PROBLEM TO WORK ON: Without the pictures, output the lines of the material from the very first through the one that holds "const uTop = 1.196;".

Entries with chart source code:
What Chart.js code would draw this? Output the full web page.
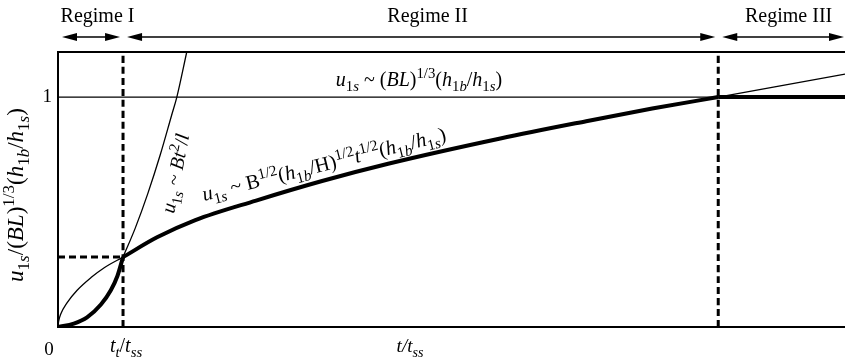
<!DOCTYPE html>
<html>
<head>
<meta charset="utf-8">
<script src="https://cdn.jsdelivr.net/npm/chart.js@4"></script>
<style>
  html, body { margin: 0; background: #fff; }
  canvas { display: block; }
</style>
</head>
<body>
<canvas id="chart" width="845" height="361"></canvas>
<script>
// time in units of t_ss, velocity in units of (BL)^1/3 (h1b/h1s)
const tTransition = 0.0985;
const tEnd = 1.192;
const uTransition = 0.304;
const uTop = 1.196;

const thickRegime1 = [[0, 0], [0.024, 0.015], [0.044, 0.042], [0.065, 0.098], [0.08, 0.16], [0.09, 0.222], [0.0985, 0.304]];
const thickRegime2 = [[0.0985, 0.304], [0.15, 0.39], [0.208, 0.465], [0.3, 0.55], [0.4, 0.635], [0.5, 0.71], [0.67, 0.82], [0.8, 0.895], [0.9, 0.95], [1, 1]];
const thickRegime3 = [[1, 1], [1.192, 1]];
const thinEarly = [[0, 0], [0.001, 0.025], [0.004, 0.055], [0.0136, 0.105], [0.029, 0.16], [0.05, 0.215], [0.07, 0.258], [0.0985, 0.304]];
const thinSteep = [[0.0985, 0.304], [0.117, 0.43], [0.136, 0.58], [0.155, 0.75], [0.172, 0.92], [0.18, 1.0], [0.195, 1.196]];
const thinLate = [[1, 1], [1.192, 1.1]];
const plateauLine = [[0, 1], [1.192, 1]];

const regimeLabels = ["Regime I", "Regime II", "Regime III"];
const regimeEdges = [0, 0.0985, 1, 1.192];

const FONT = '"Liberation Serif", "DejaVu Serif", serif';
const SMALL = 0.74;

// rich text runs: [text, "i" for italic, "b" subscript / "p" superscript]
const yTitle = [["u", "i"], ["1", "", "b"], ["s", "i", "b"], ["/(", ""], ["BL", "i"], [")", ""], ["1/3", "", "p"], ["(", ""], ["h", "i"], ["1", "", "b"], ["b", "i", "b"], ["/", ""], ["h", "i"], ["1", "", "b"], ["s", "i", "b"], [")", ""]];
const plateauLabel = [["u", "i"], ["1", "", "b"], ["s", "i", "b"], [" ~ (", ""], ["BL", "i"], [")", ""], ["1/3", "", "p"], ["(", ""], ["h", "i"], ["1", "", "b"], ["b", "i", "b"], ["/", ""], ["h", "i"], ["1", "", "b"], ["s", "i", "b"], [")", ""]];
const steepLabel = [["u", "i"], ["1", "", "b"], ["s", "i", "b"], [" ~ ", ""], ["Bt", "i"], ["2", "", "p"], ["/", ""], ["l", "i"]];
const sqrtLabel = [["u", "i"], ["1", "", "b"], ["s", "i", "b"], [" ~ B", ""], ["1/2", "", "p"], ["(", ""], ["h", "i"], ["1", "", "b"], ["b", "i", "b"], ["/H)", ""], ["1/2", "", "p"], ["t", "i"], ["1/2", "", "p"], ["(", ""], ["h", "i"], ["1", "", "b"], ["b", "i", "b"], ["/", ""], ["h", "i"], ["1", "", "b"], ["s", "i", "b"], [")", ""]];
const xTickLabel = [["t", "i"], ["t", "i", "b"], ["/", ""], ["t", "i"], ["ss", "i", "b"]];
const xTitle = [["t/t", "i"], ["ss", "i", "b"]];

const toPoints = (pairs) => pairs.map(([x, y]) => ({ x, y }));

const curve = (pairs, width, dash) => ({
  data: toPoints(pairs),
  borderColor: "#000",
  borderWidth: width,
  borderDash: dash || [],
  pointRadius: 0,
  cubicInterpolationMode: "monotone",
  fill: false,
});

const runFont = (style, size) => `${style === "i" ? "italic " : ""}${size}px ${FONT}`;

const measureRuns = function (ctx, runs, size) {
  let w = 0;
  runs.forEach(([t, style, pos]) => {
    ctx.font = runFont(style, pos ? size * SMALL : size);
    w += ctx.measureText(t).width;
  });
  return w;
};

const drawRuns = function (ctx, runs, x, y, size) {
  let cx = x;
  ctx.textAlign = "left";
  ctx.textBaseline = "alphabetic";
  runs.forEach(([t, style, pos]) => {
    ctx.font = runFont(style, pos ? size * SMALL : size);
    const dy = pos === "b" ? size * 0.26 : pos === "p" ? -size * 0.38 : 0;
    ctx.fillText(t, cx, y + dy);
    cx += ctx.measureText(t).width;
  });
};

const drawRunsCentered = function (ctx, runs, x, y, size) {
  drawRuns(ctx, runs, x - measureRuns(ctx, runs, size) / 2, y, size);
};

const arrowHead = function (ctx, x, y, dir) {
  ctx.beginPath();
  ctx.moveTo(x, y);
  ctx.lineTo(x - dir * 15, y - 4);
  ctx.lineTo(x - dir * 15, y + 4);
  ctx.closePath();
  ctx.fill();
};

const doubleArrow = function (ctx, x1, x2, y) {
  ctx.beginPath();
  ctx.moveTo(x1 + 4, y);
  ctx.lineTo(x2 - 4, y);
  ctx.lineWidth = 1.6;
  ctx.stroke();
  arrowHead(ctx, x1, y, -1);
  arrowHead(ctx, x2, y, 1);
};

const annotations = {
  id: "annotations",
  afterDraw(chart) {
    const { ctx, chartArea: area, scales } = chart;
    const xs = scales.x;
    const ys = scales.y;
    ctx.save();
    ctx.strokeStyle = "#000";
    ctx.fillStyle = "#000";

    // frame: top, left and bottom edges
    ctx.lineWidth = 2;
    ctx.beginPath();
    ctx.moveTo(area.right, area.top);
    ctx.lineTo(area.left, area.top);
    ctx.lineTo(area.left, area.bottom);
    ctx.lineTo(area.right, area.bottom);
    ctx.stroke();

    // regime headers
    regimeLabels.forEach((label, i) => {
      const x1 = xs.getPixelForValue(regimeEdges[i]);
      const x2 = xs.getPixelForValue(regimeEdges[i + 1]);
      const last = i === regimeLabels.length - 1;
      doubleArrow(ctx, x1 + 4, last ? x2 - 1 : x2 - 3, 37);
      ctx.font = `20px ${FONT}`;
      ctx.textAlign = "center";
      ctx.textBaseline = "alphabetic";
      ctx.fillText(label, (x1 + x2) / 2 + 7, 22);
    });

    // tick labels
    ctx.font = `19px ${FONT}`;
    ctx.textAlign = "right";
    ctx.textBaseline = "middle";
    ctx.fillText("1", area.left - 6, ys.getPixelForValue(1));
    ctx.textAlign = "center";
    ctx.textBaseline = "alphabetic";
    ctx.fillText("0", area.left - 9, 355);
    drawRunsCentered(ctx, xTickLabel, xs.getPixelForValue(tTransition) + 3, 352, 20);
    drawRunsCentered(ctx, xTitle, 410, 352, 19);

    // y axis title
    ctx.save();
    ctx.translate(23, 195);
    ctx.rotate(-Math.PI / 2);
    drawRunsCentered(ctx, yTitle, 0, 0, 23);
    ctx.restore();

    // curve labels
    drawRunsCentered(ctx, plateauLabel, 419, 86, 20);

    ctx.save();
    ctx.translate(174, 214);
    ctx.rotate(-79 * Math.PI / 180);
    drawRuns(ctx, steepLabel, 0, 0, 20);
    ctx.restore();

    ctx.save();
    ctx.translate(204, 201);
    ctx.rotate(-14 * Math.PI / 180);
    drawRuns(ctx, sqrtLabel, 0, 0, 20.5);
    ctx.restore();

    ctx.restore();
  },
};

new Chart(document.getElementById("chart"), {
  type: "line",
  data: {
    datasets: [
      curve(thickRegime1, 4),
      curve(thickRegime2, 4),
      curve(thickRegime3, 4),
      curve(thinEarly, 1.3),
      curve(thinSteep, 1.3),
      curve(thinLate, 1.3),
      curve(plateauLine, 1.2),
      curve([[tTransition, 0], [tTransition, uTop]], 3, [7, 4]),
      curve([[1, 0], [1, uTop]], 3, [7, 4]),
      curve([[0, uTransition], [tTransition, uTransition]], 3, [7, 4]),
    ],
  },
  options: {
    responsive: false,
    animation: false,
    devicePixelRatio: 1,
    layout: {
      padding: { left: 58, top: 52, right: 0, bottom: 34 },
    },
    scales: {
      x: { type: "linear", min: 0, max: tEnd, display: false },
      y: { type: "linear", min: 0, max: uTop, display: false },
    },
    plugins: {
      legend: { display: false },
      tooltip: { enabled: false },
    },
  },
  plugins: [annotations],
});
</script>
</body>
</html>
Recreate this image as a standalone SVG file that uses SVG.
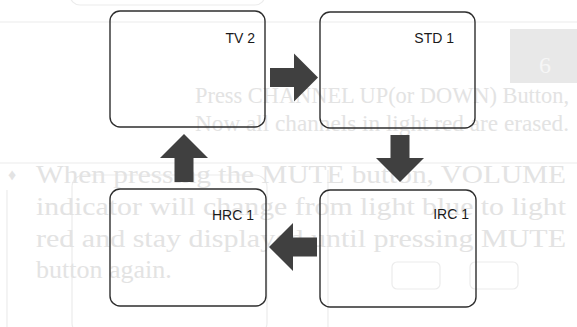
<svg xmlns="http://www.w3.org/2000/svg" width="577" height="327" viewBox="0 0 577 327">
  <style>
    .bg { fill: #ffffff; }
    .ghost { font-family: "Liberation Serif", "Times New Roman", serif; fill: #e3e3e3; }
    .ghostline { fill: none; stroke: #ececec; stroke-width: 1.2; }
    .box { fill: none; stroke: #2e2e2e; stroke-width: 1.4; }
    .label { font-family: "Liberation Sans", Arial, sans-serif; font-size: 14px; fill: #1a1a1a; text-anchor: end; }
    .arrow { fill: #404040; }
  </style>
  <rect class="bg" x="0" y="0" width="577" height="327"/>

  <g id="background">
    <rect class="ghostline" x="70" y="-20" width="195" height="25" rx="10"/>
    <line class="ghostline" x1="0" y1="22" x2="577" y2="22"/>
    <line class="ghostline" x1="0" y1="163" x2="577" y2="163"/>
    <line class="ghostline" x1="7" y1="190" x2="7" y2="327"/>
    <line class="ghostline" x1="328" y1="170" x2="328" y2="327"/>
    <rect class="ghostline" x="72" y="175" width="195" height="160" rx="12"/>
    <rect x="510" y="29" width="67" height="54" fill="#e8e8e8"/>
    <text class="ghost" x="545" y="73" font-size="24" style="fill:#f6f6f6" text-anchor="middle">6</text>
    <text class="ghost" x="195" y="103" font-size="24" textLength="374" lengthAdjust="spacingAndGlyphs">Press CHANNEL UP(or DOWN) Button,</text>
    <text class="ghost" x="195" y="131" font-size="24" textLength="374" lengthAdjust="spacingAndGlyphs">Now all channels in light red are erased.</text>
    <text class="ghost" x="8" y="180" font-size="16">♦</text>
    <text class="ghost" x="36" y="183" font-size="26" textLength="530" lengthAdjust="spacingAndGlyphs">When pressing the MUTE button, VOLUME</text>
    <text class="ghost" x="36" y="215" font-size="26" textLength="530" lengthAdjust="spacingAndGlyphs">indicator will change from light blue to light</text>
    <text class="ghost" x="36" y="247" font-size="26" textLength="530" lengthAdjust="spacingAndGlyphs">red and stay displayed until pressing MUTE</text>
    <text class="ghost" x="36" y="278" font-size="26">button again.</text>
    <rect class="ghostline" x="392" y="262" width="48" height="27" rx="5"/>
    <rect class="ghostline" x="470" y="262" width="48" height="27" rx="5"/>
  </g>

  <g id="connectors">
    <polygon class="arrow" points="270,68 294,68 294,53.5 318,77.5 294,101.5 294,87 270,87"/>
    <polygon class="arrow" points="390.5,135 409.5,135 409.5,158 424,158 400,182 376,158 390.5,158"/>
    <polygon class="arrow" points="317,237.5 293,237.5 293,223 269,247 293,271 293,256.5 317,256.5"/>
    <polygon class="arrow" points="174.5,182 193.5,182 193.5,158 208,158 184,134 160,158 174.5,158"/>
  </g>

  <g id="node-tv2">
    <rect class="box" x="110" y="11" width="155" height="116" rx="10"/>
    <text class="label" x="255" y="43">TV 2</text>
  </g>
  <g id="node-std1">
    <rect class="box" x="320" y="12" width="155" height="116" rx="10"/>
    <text class="label" x="454" y="43">STD 1</text>
  </g>
  <g id="node-irc1">
    <rect class="box" x="320" y="190" width="156" height="117" rx="10"/>
    <text class="label" x="469" y="219">IRC 1</text>
  </g>
  <g id="node-hrc1">
    <rect class="box" x="110" y="189" width="156" height="117" rx="10"/>
    <text class="label" x="254" y="220">HRC 1</text>
  </g>
</svg>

RESPONSE FOR THIS EXERCISE:
What Chart.js code would draw this? Output the full web page.
<!DOCTYPE html>
<html>
<head>
<meta charset="utf-8">
<script src="https://cdn.jsdelivr.net/npm/chart.js@4"></script>
<style>
  html, body { margin: 0; background: #fff; }
  canvas { display: block; }
</style>
</head>
<body>
<canvas id="chart" width="845" height="361"></canvas>
<script>
// time in units of t_ss, velocity in units of (BL)^1/3 (h1b/h1s)
const tTransition = 0.0985;
const tEnd = 1.192;
const uTransition = 0.304;
const uTop = 1.196;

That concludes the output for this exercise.